William Worthy | |
---|---|
Born |
July 7, 1921 Boston, Massachusetts, USA |
Died |
May 4, 2014 (aged 92) Brewster, Massachusetts |
Cause of death | Alzheimer's disease |
Education | Bates College |
Occupation | Journalist |
William Worthy, Jr. (July 7, 1921 – May 4, 2014) was an African-American journalist, civil rights activist, and dissident who pressed his right to travel regardless of U.S. State Department regulations.
Born in Boston, Massachusetts, Worthy was a graduate of Boston Latin High School, and received a B.A. degree in sociology from Bates College, Lewiston, Maine, in 1942. Worthy was a Nieman Fellow at Harvard University, class of 1957.

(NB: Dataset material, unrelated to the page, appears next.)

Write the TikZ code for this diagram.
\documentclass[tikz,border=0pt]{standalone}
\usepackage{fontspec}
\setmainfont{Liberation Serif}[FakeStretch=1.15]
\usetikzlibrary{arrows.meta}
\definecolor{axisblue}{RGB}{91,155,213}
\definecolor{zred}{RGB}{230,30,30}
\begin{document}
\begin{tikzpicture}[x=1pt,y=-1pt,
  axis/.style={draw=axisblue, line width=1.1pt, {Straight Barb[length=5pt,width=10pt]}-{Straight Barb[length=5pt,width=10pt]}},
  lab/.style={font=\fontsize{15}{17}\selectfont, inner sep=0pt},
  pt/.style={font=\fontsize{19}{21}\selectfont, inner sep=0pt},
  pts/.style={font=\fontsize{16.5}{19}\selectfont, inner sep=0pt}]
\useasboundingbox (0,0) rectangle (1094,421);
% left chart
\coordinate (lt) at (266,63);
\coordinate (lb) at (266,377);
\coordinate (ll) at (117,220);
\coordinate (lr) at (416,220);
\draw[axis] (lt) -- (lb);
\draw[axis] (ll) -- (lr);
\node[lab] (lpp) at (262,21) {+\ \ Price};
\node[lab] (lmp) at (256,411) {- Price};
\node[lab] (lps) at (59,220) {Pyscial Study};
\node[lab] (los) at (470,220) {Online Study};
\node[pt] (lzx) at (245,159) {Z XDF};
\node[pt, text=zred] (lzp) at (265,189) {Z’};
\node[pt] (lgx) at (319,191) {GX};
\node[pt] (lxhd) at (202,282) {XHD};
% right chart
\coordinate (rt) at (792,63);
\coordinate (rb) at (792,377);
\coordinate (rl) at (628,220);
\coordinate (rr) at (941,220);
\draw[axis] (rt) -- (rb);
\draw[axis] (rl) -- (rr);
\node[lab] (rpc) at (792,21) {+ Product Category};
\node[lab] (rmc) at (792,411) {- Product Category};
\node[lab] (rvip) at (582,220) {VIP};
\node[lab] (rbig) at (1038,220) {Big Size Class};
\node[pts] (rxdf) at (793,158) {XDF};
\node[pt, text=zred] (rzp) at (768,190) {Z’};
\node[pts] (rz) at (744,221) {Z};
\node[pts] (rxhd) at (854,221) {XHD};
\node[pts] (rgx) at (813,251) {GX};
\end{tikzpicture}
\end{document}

Worthy traveled to China (1956–57) and Cuba (1961) in violation of United States State Department travel regulations. At the time he entered China, Worthy was the first American reporter to visit and broadcast from there since the country's communist revolution in 1949. While in China Worthy interviewed Samuel David Hawkins, an American soldier who was captured by the Chinese during the Korean War and defected to China in 1953. His passport was seized upon his return to the U.S. from China and American lawyers Leonard Boudin and William Kunstler represented Worthy in an unsuccessful lawsuit seeking the return of his passport. Without a passport, Worthy traveled to Cuba in the early days of Fidel Castro to report on the Cuban revolution, and upon his return to the U.S. he was tried and convicted for "returning to the United States without a valid passport." Worthy was again represented by Kunstler, who successfully persuaded a federal appeals court to overturn Worthy's conviction. The U.S. Court of Appeals for the Fifth Circuit found the restrictions unconstitutional. The court held that the government could not make it a crime under the Constitution to return home without a passport. Years later, Kunstler wrote in his autobiography, My Life As A Radical Lawyer, that the Worthy passport case was his "first experience arguing an issue about which I felt passionate," was the "first time I had ever invalidated a statute," and that success "confirmed my faith in the justice system."